Radial characteristics of magnetized plasma behind an insulating obstacle

Interplay between external objects and plasma has enormous significance on global plasma properties. It has a relevance ranging from wake creation behind a satellite to the scrape of layer plasma region created in the shadow of a limiter in the edge of tokamak, or a low density region created behind a macroscopic object inserted in a flowing plasma column. The equilibrium properties of plasma inside the wake region depends on several factors like, the external magnetic field, charge-neutral collisions and flow of plasma. But the most important factor is the nature of the obstacle that is immersed inside a magnetized plasma column. Many fundamental research on conducting macroscopic object have been carried out to unravel its effect on charged particle transport in magnetized plasma column, but the role of insulating object has not been well understood.

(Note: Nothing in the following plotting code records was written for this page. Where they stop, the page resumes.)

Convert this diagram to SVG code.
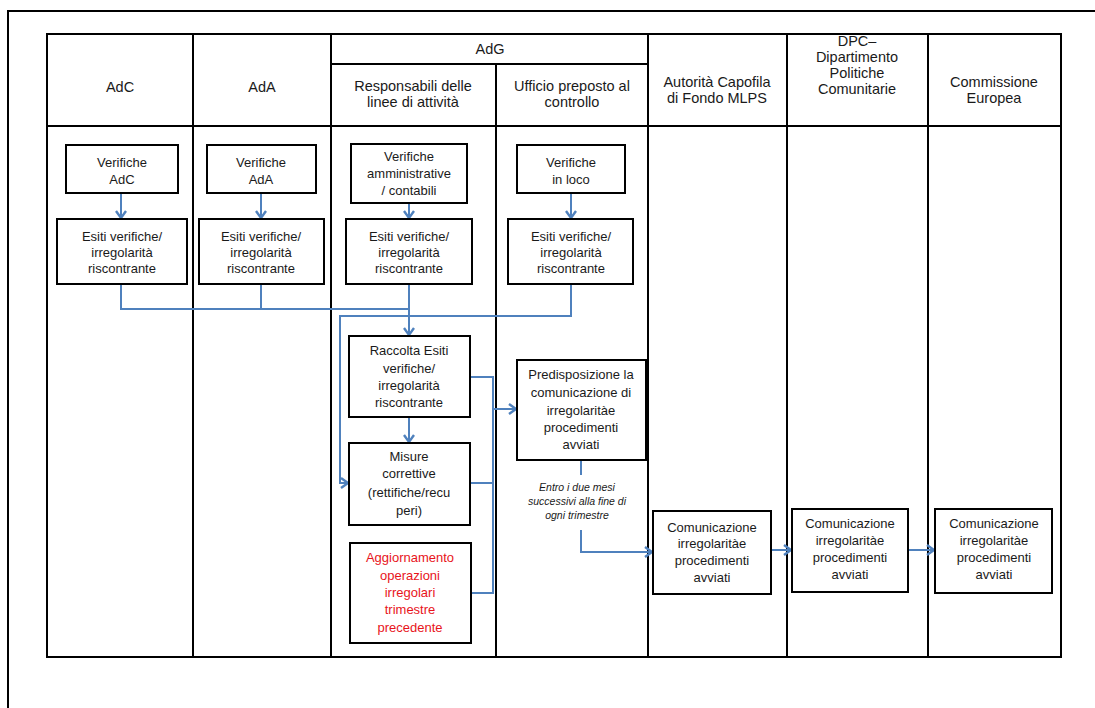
<svg xmlns="http://www.w3.org/2000/svg" width="1095" height="708" viewBox="0 0 1095 708">
<defs>
<marker id="arr" markerUnits="userSpaceOnUse" markerWidth="14" markerHeight="14" refX="9" refY="6" orient="auto">
<path d="M2,1 L9,6 L2,11" fill="none" stroke="#4f81bd" stroke-width="2.4"/>
</marker>
<style>
.grid{stroke:#000;stroke-width:2;fill:none}
.box{fill:#fff;stroke:#000;stroke-width:2}
.t{font-family:"Liberation Sans",Arial,sans-serif;font-size:13px;fill:#1a1a1a;text-anchor:middle}
.h{font-family:"Liberation Sans",Arial,sans-serif;font-size:14.5px;fill:#1a1a1a;text-anchor:middle}
.red{fill:#e8141b}
.it{font-family:"Liberation Sans",Arial,sans-serif;font-size:10.5px;font-style:italic;fill:#1a1a1a;text-anchor:middle}
.c{fill:none;stroke:#4f81bd;stroke-width:2}
.ca{fill:none;stroke:#4f81bd;stroke-width:2;marker-end:url(#arr)}
</style>
</defs>
<rect x="0" y="0" width="1095" height="708" fill="#fff"/>
<g id="frame">
<rect class="grid" x="8" y="11" width="1100" height="710"/>
<rect class="grid" x="47" y="34" width="1014" height="623"/>
<line class="grid" x1="193" y1="34" x2="193" y2="657"/>
<line class="grid" x1="331" y1="34" x2="331" y2="657"/>
<line class="grid" x1="496" y1="64" x2="496" y2="657"/>
<line class="grid" x1="648" y1="34" x2="648" y2="657"/>
<line class="grid" x1="787" y1="34" x2="787" y2="657"/>
<line class="grid" x1="928" y1="34" x2="928" y2="657"/>
<line class="grid" x1="331" y1="64" x2="648" y2="64"/>
<line class="grid" x1="47" y1="126" x2="1061" y2="126"/>
</g>
<g id="headers">
<text class="h" x="120" y="92">AdC</text>
<text class="h" x="262" y="92">AdA</text>
<text class="h" x="490" y="54">AdG</text>
<text class="h" x="413" y="91">Responsabili delle</text>
<text class="h" x="413" y="107">linee di attività</text>
<text class="h" x="572" y="91">Ufficio preposto al</text>
<text class="h" x="572" y="107">controllo</text>
<text class="h" x="717" y="87">Autorità Capofila</text>
<text class="h" x="717" y="103">di Fondo MLPS</text>
<text class="h" x="857" y="46">DPC–</text>
<text class="h" x="857" y="62">Dipartimento</text>
<text class="h" x="857" y="78">Politiche</text>
<text class="h" x="857" y="94">Comunitarie</text>
<text class="h" x="994" y="87">Commissione</text>
<text class="h" x="994" y="103">Europea</text>
</g>
<g id="connectors">
<path class="ca" d="M121,193 V218"/>
<path class="ca" d="M261,193 V218"/>
<path class="ca" d="M409,203 V218"/>
<path class="ca" d="M571,193 V218"/>
<path class="c" d="M121,284 V309 H409"/>
<path class="c" d="M261,284 V309"/>
<path class="ca" d="M409,284 V335"/>
<path class="ca" d="M571,284 V316 H340 V483 H348"/>
<path class="ca" d="M409,417 V442"/>
<path class="c" d="M470,377 H493 V593 H471"/>
<path class="c" d="M470,483 H493"/>
<path class="ca" d="M493,409 H516"/>
<path class="c" d="M581,460 V475"/>
<path class="ca" d="M581,530 V552 H652"/>
<path class="ca" d="M771,550 H791"/>
<path class="ca" d="M908,550 H934"/>
</g>
<g id="n_ver_adc"><rect class="box" x="66" y="145" width="112" height="48"/>
<text class="t" x="122" y="167">Verifiche</text><text class="t" x="122" y="184">AdC</text></g>
<g id="n_esiti_adc"><rect class="box" x="57" y="219" width="130" height="65"/>
<text class="t" x="122" y="241">Esiti verifiche/</text><text class="t" x="122" y="257">irregolarità</text><text class="t" x="122" y="273">riscontrante</text></g>
<g id="n_ver_ada"><rect class="box" x="207" y="145" width="109" height="48"/>
<text class="t" x="261" y="167">Verifiche</text><text class="t" x="261" y="184">AdA</text></g>
<g id="n_esiti_ada"><rect class="box" x="199" y="219" width="125" height="65"/>
<text class="t" x="261" y="241">Esiti verifiche/</text><text class="t" x="261" y="257">irregolarità</text><text class="t" x="261" y="273">riscontrante</text></g>
<g id="n_ver_amm"><rect class="box" x="351" y="144" width="116" height="59"/>
<text class="t" x="409" y="161">Verifiche</text><text class="t" x="409" y="178">amministrative</text><text class="t" x="409" y="195">/ contabili</text></g>
<g id="n_esiti_resp"><rect class="box" x="346" y="219" width="126" height="65"/>
<text class="t" x="409" y="241">Esiti verifiche/</text><text class="t" x="409" y="257">irregolarità</text><text class="t" x="409" y="273">riscontrante</text></g>
<g id="n_ver_loco"><rect class="box" x="517" y="145" width="108" height="48"/>
<text class="t" x="571" y="167">Verifiche</text><text class="t" x="571" y="184">in loco</text></g>
<g id="n_esiti_uff"><rect class="box" x="508" y="219" width="125" height="65"/>
<text class="t" x="571" y="241">Esiti verifiche/</text><text class="t" x="571" y="257">irregolarità</text><text class="t" x="571" y="273">riscontrante</text></g>
<g id="n_raccolta"><rect class="box" x="349" y="336" width="121" height="81"/>
<text class="t" x="409" y="355">Raccolta Esiti</text><text class="t" x="409" y="373">verifiche/</text><text class="t" x="409" y="390">irregolarità</text><text class="t" x="409" y="407">riscontrante</text></g>
<g id="n_misure"><rect class="box" x="349" y="443" width="121" height="82"/>
<text class="t" x="409" y="461">Misure</text><text class="t" x="409" y="478">correttive</text><text class="t" x="409" y="497">(rettifiche/recu</text><text class="t" x="409" y="515">peri)</text></g>
<g id="n_aggiornamento"><rect class="box" x="350" y="543" width="121" height="100"/>
<text class="t red" x="410" y="562">Aggiornamento</text><text class="t red" x="410" y="580">operazioni</text><text class="t red" x="410" y="597">irregolari</text><text class="t red" x="410" y="614">trimestre</text><text class="t red" x="410" y="632">precedente</text></g>
<g id="n_predisposizione"><rect class="box" x="517" y="360" width="129" height="100"/>
<text class="t" x="581" y="379">Predisposizione la</text><text class="t" x="581" y="397">comunicazione di</text><text class="t" x="581" y="415">irregolaritàe</text><text class="t" x="581" y="432">procedimenti</text><text class="t" x="581" y="449">avviati</text></g>
<g id="l_entro">
<text class="it" x="577" y="491">Entro i due mesi</text><text class="it" x="577" y="505">successivi alla fine di</text><text class="it" x="577" y="519">ogni trimestre</text></g>
<g id="n_com1"><rect class="box" x="653" y="511" width="118" height="83"/>
<text class="t" x="712" y="532">Comunicazione</text><text class="t" x="712" y="548">irregolaritàe</text><text class="t" x="712" y="565">procedimenti</text><text class="t" x="712" y="582">avviati</text></g>
<g id="n_com2"><rect class="box" x="792" y="509" width="116" height="83"/>
<text class="t" x="850" y="528">Comunicazione</text><text class="t" x="850" y="545">irregolaritàe</text><text class="t" x="850" y="562">procedimenti</text><text class="t" x="850" y="579">avviati</text></g>
<g id="n_com3"><rect class="box" x="935" y="509" width="117" height="84"/>
<text class="t" x="994" y="528">Comunicazione</text><text class="t" x="994" y="545">irregolaritàe</text><text class="t" x="994" y="562">procedimenti</text><text class="t" x="994" y="579">avviati</text></g>
</svg>
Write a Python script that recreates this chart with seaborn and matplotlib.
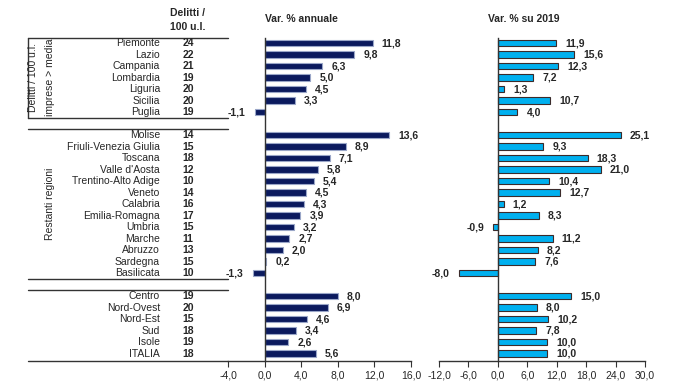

In regard to the above investigation, an experiment has been designed to study the radial plasma characteristics behind an insulating object placed inside a non-flowing partially magnetized plasma column, created by hot cathode filament and gridded anode. It is found that the hotter electrons are able to reach the central region behind the insulating obstacle more efficiently and give rise to higher electron temperature. Besides, the higher transport of charged particles behind the obstructed region with increasing the axial magnetic field strength also reflects in reduction of radial plasma density and potential gradients. A phenomenological model based on particle balance and energy conservation has been used to explain the above observed trends.